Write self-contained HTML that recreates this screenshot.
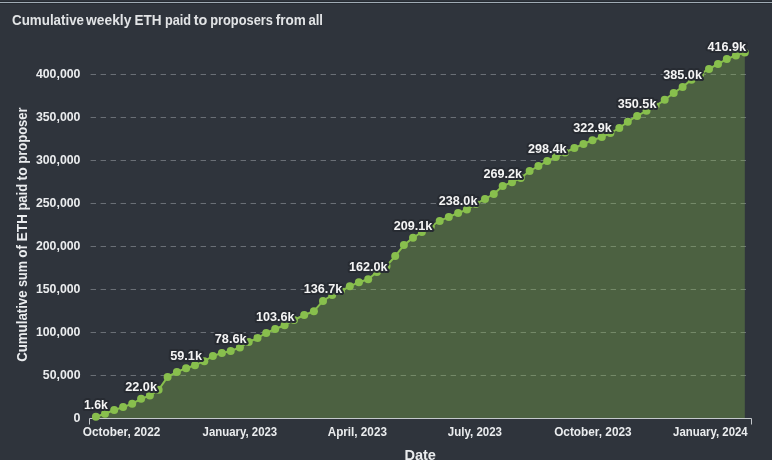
<!DOCTYPE html>
<html><head><meta charset="utf-8"><style>
html,body{margin:0;padding:0;}
body{width:772px;height:460px;overflow:hidden;background:#2f343c;position:relative;font-family:"Liberation Sans",sans-serif;}
.topl{position:absolute;left:0;top:1px;width:772px;height:3px;background:#262b32;}
.topl2{position:absolute;left:0;top:2px;width:772px;height:1px;background:#a0abb4;}
svg{position:absolute;left:0;top:0;will-change:transform;}
text{font-family:"Liberation Sans",sans-serif;font-weight:700;}
</style></head><body>
<div class="topl"></div><div class="topl2"></div>
<svg width="772" height="460" viewBox="0 0 772 460">
<g font-size="14" fill="#e2e4e6"><text x="12.10" y="25.1" textLength="71.90" lengthAdjust="spacingAndGlyphs">Cumulative</text><text x="86.10" y="25.1" textLength="45.30" lengthAdjust="spacingAndGlyphs">weekly</text><text x="134.50" y="25.1" textLength="27.10" lengthAdjust="spacingAndGlyphs">ETH</text><text x="164.90" y="25.1" textLength="26.10" lengthAdjust="spacingAndGlyphs">paid</text><text x="193.80" y="25.1" textLength="13.60" lengthAdjust="spacingAndGlyphs">to</text><text x="210.20" y="25.1" textLength="62.70" lengthAdjust="spacingAndGlyphs">proposers</text><text x="275.80" y="25.1" textLength="30.10" lengthAdjust="spacingAndGlyphs">from</text><text x="308.40" y="25.1" textLength="14.60" lengthAdjust="spacingAndGlyphs">all</text></g>
<g stroke="#6a6f76" stroke-width="1" stroke-dasharray="5.4 4.6" fill="none"><line x1="90.6" y1="375.5" x2="746" y2="375.5"/><line x1="90.6" y1="332.5" x2="746" y2="332.5"/><line x1="90.6" y1="289.5" x2="746" y2="289.5"/><line x1="90.6" y1="246.5" x2="746" y2="246.5"/><line x1="90.6" y1="203.5" x2="746" y2="203.5"/><line x1="90.6" y1="160.5" x2="746" y2="160.5"/><line x1="90.6" y1="117.5" x2="746" y2="117.5"/><line x1="90.6" y1="74.5" x2="746" y2="74.5"/></g>
<path d="M95.9,418.5 L95.9,416.7 L105.0,413.7 L114.2,410.0 L123.1,407.1 L132.2,403.7 L141.1,398.8 L149.9,395.6 L158.6,389.8 L167.6,376.9 L176.9,372.0 L186.1,368.2 L195.0,365.2 L204.3,361.2 L212.9,356.0 L221.9,352.9 L230.7,351.0 L239.9,347.4 L248.7,342.0 L257.5,337.9 L266.2,333.0 L275.2,329.0 L284.6,325.2 L294.0,320.0 L304.2,315.0 L313.9,311.2 L323.0,300.9 L332.2,295.0 L341.0,291.0 L349.8,286.3 L358.9,282.2 L368.2,279.2 L376.9,272.0 L386.5,266.0 L395.2,256.1 L403.9,245.1 L413.0,237.8 L421.9,232.0 L430.8,226.5 L439.7,220.9 L448.8,216.9 L458.1,213.0 L466.9,209.6 L475.8,204.0 L485.0,198.9 L493.8,194.0 L502.7,186.0 L512.0,182.2 L520.8,178.0 L529.6,171.0 L538.4,166.1 L547.2,161.0 L555.8,157.1 L565.0,152.5 L574.4,148.0 L583.5,144.0 L592.5,140.2 L601.8,137.0 L610.4,133.0 L619.3,128.0 L627.8,121.7 L637.1,115.9 L646.5,110.8 L655.6,106.0 L664.7,99.8 L673.7,93.0 L682.6,86.9 L691.5,79.8 L700.3,74.0 L709.0,68.9 L718.0,64.0 L726.8,59.0 L735.9,55.4 L744.8,52.5 L744.8,418.5 Z" fill="#88bf4d" fill-opacity="0.33" stroke="none"/>
<path d="M89.5,424.5 L89.5,418.5 L751.5,418.5 L751.5,424.5" stroke="#c4c8cc" stroke-width="1" fill="none"/>
<polyline points="95.9,416.7 105.0,413.7 114.2,410.0 123.1,407.1 132.2,403.7 141.1,398.8 149.9,395.6 158.6,389.8 167.6,376.9 176.9,372.0 186.1,368.2 195.0,365.2 204.3,361.2 212.9,356.0 221.9,352.9 230.7,351.0 239.9,347.4 248.7,342.0 257.5,337.9 266.2,333.0 275.2,329.0 284.6,325.2 294.0,320.0 304.2,315.0 313.9,311.2 323.0,300.9 332.2,295.0 341.0,291.0 349.8,286.3 358.9,282.2 368.2,279.2 376.9,272.0 386.5,266.0 395.2,256.1 403.9,245.1 413.0,237.8 421.9,232.0 430.8,226.5 439.7,220.9 448.8,216.9 458.1,213.0 466.9,209.6 475.8,204.0 485.0,198.9 493.8,194.0 502.7,186.0 512.0,182.2 520.8,178.0 529.6,171.0 538.4,166.1 547.2,161.0 555.8,157.1 565.0,152.5 574.4,148.0 583.5,144.0 592.5,140.2 601.8,137.0 610.4,133.0 619.3,128.0 627.8,121.7 637.1,115.9 646.5,110.8 655.6,106.0 664.7,99.8 673.7,93.0 682.6,86.9 691.5,79.8 700.3,74.0 709.0,68.9 718.0,64.0 726.8,59.0 735.9,55.4 744.8,52.5" fill="none" stroke="#88bf4d" stroke-width="2" stroke-linejoin="round"/>
<g fill="#88bf4d"><circle cx="95.9" cy="416.7" r="4"/><circle cx="105.0" cy="413.7" r="4"/><circle cx="114.2" cy="410.0" r="4"/><circle cx="123.1" cy="407.1" r="4"/><circle cx="132.2" cy="403.7" r="4"/><circle cx="141.1" cy="398.8" r="4"/><circle cx="149.9" cy="395.6" r="4"/><circle cx="158.6" cy="389.8" r="4"/><circle cx="167.6" cy="376.9" r="4"/><circle cx="176.9" cy="372.0" r="4"/><circle cx="186.1" cy="368.2" r="4"/><circle cx="195.0" cy="365.2" r="4"/><circle cx="204.3" cy="361.2" r="4"/><circle cx="212.9" cy="356.0" r="4"/><circle cx="221.9" cy="352.9" r="4"/><circle cx="230.7" cy="351.0" r="4"/><circle cx="239.9" cy="347.4" r="4"/><circle cx="248.7" cy="342.0" r="4"/><circle cx="257.5" cy="337.9" r="4"/><circle cx="266.2" cy="333.0" r="4"/><circle cx="275.2" cy="329.0" r="4"/><circle cx="284.6" cy="325.2" r="4"/><circle cx="294.0" cy="320.0" r="4"/><circle cx="304.2" cy="315.0" r="4"/><circle cx="313.9" cy="311.2" r="4"/><circle cx="323.0" cy="300.9" r="4"/><circle cx="332.2" cy="295.0" r="4"/><circle cx="341.0" cy="291.0" r="4"/><circle cx="349.8" cy="286.3" r="4"/><circle cx="358.9" cy="282.2" r="4"/><circle cx="368.2" cy="279.2" r="4"/><circle cx="376.9" cy="272.0" r="4"/><circle cx="386.5" cy="266.0" r="4"/><circle cx="395.2" cy="256.1" r="4"/><circle cx="403.9" cy="245.1" r="4"/><circle cx="413.0" cy="237.8" r="4"/><circle cx="421.9" cy="232.0" r="4"/><circle cx="430.8" cy="226.5" r="4"/><circle cx="439.7" cy="220.9" r="4"/><circle cx="448.8" cy="216.9" r="4"/><circle cx="458.1" cy="213.0" r="4"/><circle cx="466.9" cy="209.6" r="4"/><circle cx="475.8" cy="204.0" r="4"/><circle cx="485.0" cy="198.9" r="4"/><circle cx="493.8" cy="194.0" r="4"/><circle cx="502.7" cy="186.0" r="4"/><circle cx="512.0" cy="182.2" r="4"/><circle cx="520.8" cy="178.0" r="4"/><circle cx="529.6" cy="171.0" r="4"/><circle cx="538.4" cy="166.1" r="4"/><circle cx="547.2" cy="161.0" r="4"/><circle cx="555.8" cy="157.1" r="4"/><circle cx="565.0" cy="152.5" r="4"/><circle cx="574.4" cy="148.0" r="4"/><circle cx="583.5" cy="144.0" r="4"/><circle cx="592.5" cy="140.2" r="4"/><circle cx="601.8" cy="137.0" r="4"/><circle cx="610.4" cy="133.0" r="4"/><circle cx="619.3" cy="128.0" r="4"/><circle cx="627.8" cy="121.7" r="4"/><circle cx="637.1" cy="115.9" r="4"/><circle cx="646.5" cy="110.8" r="4"/><circle cx="655.6" cy="106.0" r="4"/><circle cx="664.7" cy="99.8" r="4"/><circle cx="673.7" cy="93.0" r="4"/><circle cx="682.6" cy="86.9" r="4"/><circle cx="691.5" cy="79.8" r="4"/><circle cx="700.3" cy="74.0" r="4"/><circle cx="709.0" cy="68.9" r="4"/><circle cx="718.0" cy="64.0" r="4"/><circle cx="726.8" cy="59.0" r="4"/><circle cx="735.9" cy="55.4" r="4"/><circle cx="744.8" cy="52.5" r="4"/></g>
<g font-size="12" fill="#f4f4f4" text-anchor="middle" stroke="#272b32" stroke-width="4" paint-order="stroke" stroke-linejoin="round"><text x="95.9" y="408.7" textLength="23.9" lengthAdjust="spacingAndGlyphs">1.6k</text><text x="141.1" y="390.8" textLength="31.8" lengthAdjust="spacingAndGlyphs">22.0k</text><text x="186.1" y="360.2" textLength="31.8" lengthAdjust="spacingAndGlyphs">59.1k</text><text x="230.7" y="343.0" textLength="31.8" lengthAdjust="spacingAndGlyphs">78.6k</text><text x="275.2" y="321.0" textLength="38.6" lengthAdjust="spacingAndGlyphs">103.6k</text><text x="323.0" y="292.9" textLength="38.6" lengthAdjust="spacingAndGlyphs">136.7k</text><text x="368.2" y="271.2" textLength="38.6" lengthAdjust="spacingAndGlyphs">162.0k</text><text x="413.0" y="229.8" textLength="38.6" lengthAdjust="spacingAndGlyphs">209.1k</text><text x="458.1" y="205.0" textLength="38.6" lengthAdjust="spacingAndGlyphs">238.0k</text><text x="502.7" y="178.0" textLength="38.6" lengthAdjust="spacingAndGlyphs">269.2k</text><text x="547.2" y="153.0" textLength="38.6" lengthAdjust="spacingAndGlyphs">298.4k</text><text x="592.5" y="132.2" textLength="38.6" lengthAdjust="spacingAndGlyphs">322.9k</text><text x="637.1" y="107.9" textLength="38.6" lengthAdjust="spacingAndGlyphs">350.5k</text><text x="682.6" y="78.9" textLength="38.6" lengthAdjust="spacingAndGlyphs">385.0k</text><text x="726.8" y="51.0" textLength="38.6" lengthAdjust="spacingAndGlyphs">416.9k</text></g>
<g font-size="12" fill="#eaecee" text-anchor="end"><text x="80.5" y="422.2" textLength="6.97" lengthAdjust="spacingAndGlyphs">0</text><text x="80.5" y="379.2" textLength="37.61" lengthAdjust="spacingAndGlyphs">50,000</text><text x="80.5" y="336.2" textLength="44.58" lengthAdjust="spacingAndGlyphs">100,000</text><text x="80.5" y="293.2" textLength="44.58" lengthAdjust="spacingAndGlyphs">150,000</text><text x="80.5" y="250.2" textLength="44.58" lengthAdjust="spacingAndGlyphs">200,000</text><text x="80.5" y="207.2" textLength="44.58" lengthAdjust="spacingAndGlyphs">250,000</text><text x="80.5" y="164.2" textLength="44.58" lengthAdjust="spacingAndGlyphs">300,000</text><text x="80.5" y="121.2" textLength="44.58" lengthAdjust="spacingAndGlyphs">350,000</text><text x="80.5" y="78.2" textLength="44.58" lengthAdjust="spacingAndGlyphs">400,000</text></g>
<g font-size="12" fill="#eaecee" text-anchor="middle"><text x="121.6" y="435.8" textLength="77.50" lengthAdjust="spacingAndGlyphs">October, 2022</text><text x="239.9" y="435.8" textLength="74.59" lengthAdjust="spacingAndGlyphs">January, 2023</text><text x="357.3" y="435.8" textLength="59.22" lengthAdjust="spacingAndGlyphs">April, 2023</text><text x="474.9" y="435.8" textLength="54.19" lengthAdjust="spacingAndGlyphs">July, 2023</text><text x="592.9" y="435.8" textLength="77.50" lengthAdjust="spacingAndGlyphs">October, 2023</text><text x="710.4" y="435.8" textLength="74.59" lengthAdjust="spacingAndGlyphs">January, 2024</text></g>
<text x="420.2" y="460" font-size="14" fill="#eaecee" text-anchor="middle" textLength="31.6" lengthAdjust="spacingAndGlyphs">Date</text>
<g transform="translate(26.6,361.80) rotate(-90)" font-size="14" fill="#eaecee"><text x="0.00" y="0" textLength="71.37" lengthAdjust="spacingAndGlyphs">Cumulative</text><text x="74.78" y="0" textLength="25.98" lengthAdjust="spacingAndGlyphs">sum</text><text x="104.18" y="0" textLength="12.74" lengthAdjust="spacingAndGlyphs">of</text><text x="120.31" y="0" textLength="27.47" lengthAdjust="spacingAndGlyphs">ETH</text><text x="151.19" y="0" textLength="26.78" lengthAdjust="spacingAndGlyphs">paid</text><text x="181.38" y="0" textLength="13.30" lengthAdjust="spacingAndGlyphs">to</text><text x="198.10" y="0" textLength="56.30" lengthAdjust="spacingAndGlyphs">proposer</text></g>
</svg>
</body></html>
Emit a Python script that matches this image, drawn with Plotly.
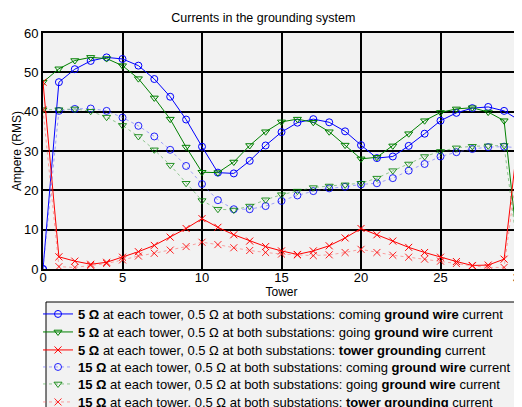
import plotly.graph_objects as go

towers = list(range(31))

coming_5 = [0, 47.5, 50.8, 52.9, 53.8, 53.4, 51.7, 48.3, 43.8, 38.0, 31.1, 24.5, 24.3, 27.5, 31.4, 34.8,
            37.2, 38.1, 37.3, 35.0, 31.5, 28.2, 28.6, 31.3, 34.4, 37.7, 39.7, 40.9, 41.2, 40.2, 37.7]
going_5 = [47.5, 50.9, 53.0, 53.8, 53.5, 51.7, 48.4, 43.5, 38.1, 31.0, 24.6, 24.5, 27.2, 31.4, 34.9, 37.4,
           38.1, 37.3, 34.9, 31.5, 28.0, 28.4, 31.3, 34.4, 37.7, 39.8, 40.7, 41.0, 39.9, 37.7, 0]
tower_5 = [47.5, 3.1, 2.0, 1.2, 1.7, 3.0, 4.4, 6.0, 8.1, 10.3, 12.8, 10.6, 8.7, 7.1, 5.7, 4.6,
           3.7, 4.6, 5.9, 7.9, 10.3, 8.7, 7.1, 5.5, 4.2, 3.0, 1.9, 0.9, 1.0, 2.5, 37.7]
coming_15 = [0, 40.2, 40.7, 40.8, 40.2, 38.5, 36.4, 33.7, 30.3, 26.2, 21.6, 17.5, 15.2, 15.2, 16.0, 17.3,
             18.7, 19.8, 20.5, 20.9, 21.5, 21.8, 23.1, 25.0, 26.7, 28.6, 29.7, 30.5, 31.0, 31.1, 30.8]
going_15 = [40.5, 40.5, 40.7, 40.1, 38.6, 36.5, 33.7, 30.3, 26.4, 21.8, 17.4, 15.2, 15.0, 16.0, 17.6, 18.9,
            19.8, 20.7, 21.1, 21.4, 21.8, 23.1, 25.0, 26.7, 28.6, 29.9, 30.8, 31.2, 31.3, 31.4, 0]
tower_15 = [40.5, 0.6, 0.4, 0.9, 1.4, 2.3, 3.3, 4.0, 4.8, 5.7, 6.8, 6.2, 5.4, 4.7, 4.2, 3.8,
            3.6, 3.4, 3.6, 4.2, 5.0, 4.2, 3.5, 3.0, 2.5, 2.0, 1.4, 0.8, 0.4, 0.4, 30.8]

x_ticks = [0, 5, 10, 15, 20, 25, 30]
y_ticks = [0, 10, 20, 30, 40, 50, 60]

names = [
    "<b>5 Ω</b> at each tower, 0.5 Ω at both substations: coming <b>ground wire</b> current",
    "<b>5 Ω</b> at each tower, 0.5 Ω at both substations: going <b>ground wire</b> current",
    "<b>5 Ω</b> at each tower, 0.5 Ω at both substations: <b>tower grounding</b> current",
    "<b>15 Ω</b> at each tower, 0.5 Ω at both substations: coming <b>ground wire</b> current",
    "<b>15 Ω</b> at each tower, 0.5 Ω at both substations: going <b>ground wire</b> current",
    "<b>15 Ω</b> at each tower, 0.5 Ω at both substations: <b>tower grounding</b> current",
]

series = [coming_5, going_5, tower_5, coming_15, going_15, tower_15]
colors = ["#0000ff", "#008000", "#ff0000"]
pale = ["rgba(90,90,255,0.55)", "rgba(60,160,60,0.55)", "rgba(255,90,90,0.55)"]
symbols = ["circle-open", "triangle-down-open", "x-thin-open"]

# geometry (figure pixels; page has an 8px body margin)
W, H = 514, 399
ML, MR, MT, MB = 35, 2, 25, 138
PW, PH = W - ML - MR, H - MT - MB


def px_x(x):
    return (x - ML) / PW


def px_y(y):
    return (H - MB - y) / PH


row_centers = [306, 324, 342, 359, 376, 394]

fig = go.Figure()
for i, (ys, name) in enumerate(zip(series, names)):
    k = i % 3
    faded = i >= 3
    lg = "legend" if i == 0 else f"legend{i + 1}"
    fig.add_trace(go.Scatter(
        x=towers, y=ys, name=name, mode="lines+markers", legend=lg,
        line=dict(color=pale[k] if faded else colors[k], width=1,
                  dash="dot" if faded else "solid"),
        marker=dict(symbol=symbols[k], size=7, color=colors[k],
                    line=dict(width=1, color=colors[k]),
                    opacity=0.85 if faded else 1),
    ))

legend_layout = {}
for i, yc in enumerate(row_centers):
    key = "legend" if i == 0 else f"legend{i + 1}"
    legend_layout[key] = dict(
        x=px_x(30), xanchor="left", y=px_y(yc), yanchor="middle",
        bgcolor="rgba(0,0,0,0)", borderwidth=0,
        font=dict(size=13), itemwidth=30,
    )

fig.update_layout(
    width=W, height=H,
    margin=dict(l=ML, r=MR, t=MT, b=MB, autoexpand=False),
    paper_bgcolor="white", plot_bgcolor="#f2f2f2",
    font=dict(family="Liberation Sans, Arial, sans-serif", size=12, color="black"),
    title=dict(text="Currents in the grounding system", x=px_x(272), xanchor="center",
               y=1 - 10 / H, yanchor="middle", font=dict(size=12.5)),
    showlegend=True,
    shapes=[dict(type="rect", xref="paper", yref="paper",
                 x0=px_x(38), x1=px_x(510), y0=px_y(294), y1=px_y(420),
                 line=dict(color="black", width=1), fillcolor="#f2f2f2", layer="below")],
    xaxis=dict(range=[0, 30], tickvals=x_ticks, ticktext=[str(v) for v in x_ticks],
               showgrid=True, gridcolor="black", gridwidth=1.5, zeroline=False,
               showline=True, linecolor="black", linewidth=2, mirror=True,
               ticks="", ticklen=0, ticklabelstandoff=-5, ticklabeloverflow="allow",
               tickfont=dict(size=13), automargin=False,
               title=dict(text="Tower", standoff=2, font=dict(size=12))),
    yaxis=dict(range=[0, 60], tickvals=y_ticks, ticktext=[str(v) for v in y_ticks],
               showgrid=True, gridcolor="black", gridwidth=1.5, zeroline=False,
               showline=True, linecolor="black", linewidth=2, mirror=True,
               ticks="", ticklen=0, ticklabeloverflow="allow",
               tickfont=dict(size=13), automargin=False,
               title=dict(text="Ampere (RMS)", standoff=0, font=dict(size=12))),
    **legend_layout,
)

fig.write_html("out.html")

» Do this:
Using the data above, copy exactly the lines from the one containing "Emit a Python" to the one containing "towers = list(range(31))", inclusive. Exclude the pictures.

» Task answer:
Emit a Python script that matches this image, drawn with Plotly.
import plotly.graph_objects as go

towers = list(range(31))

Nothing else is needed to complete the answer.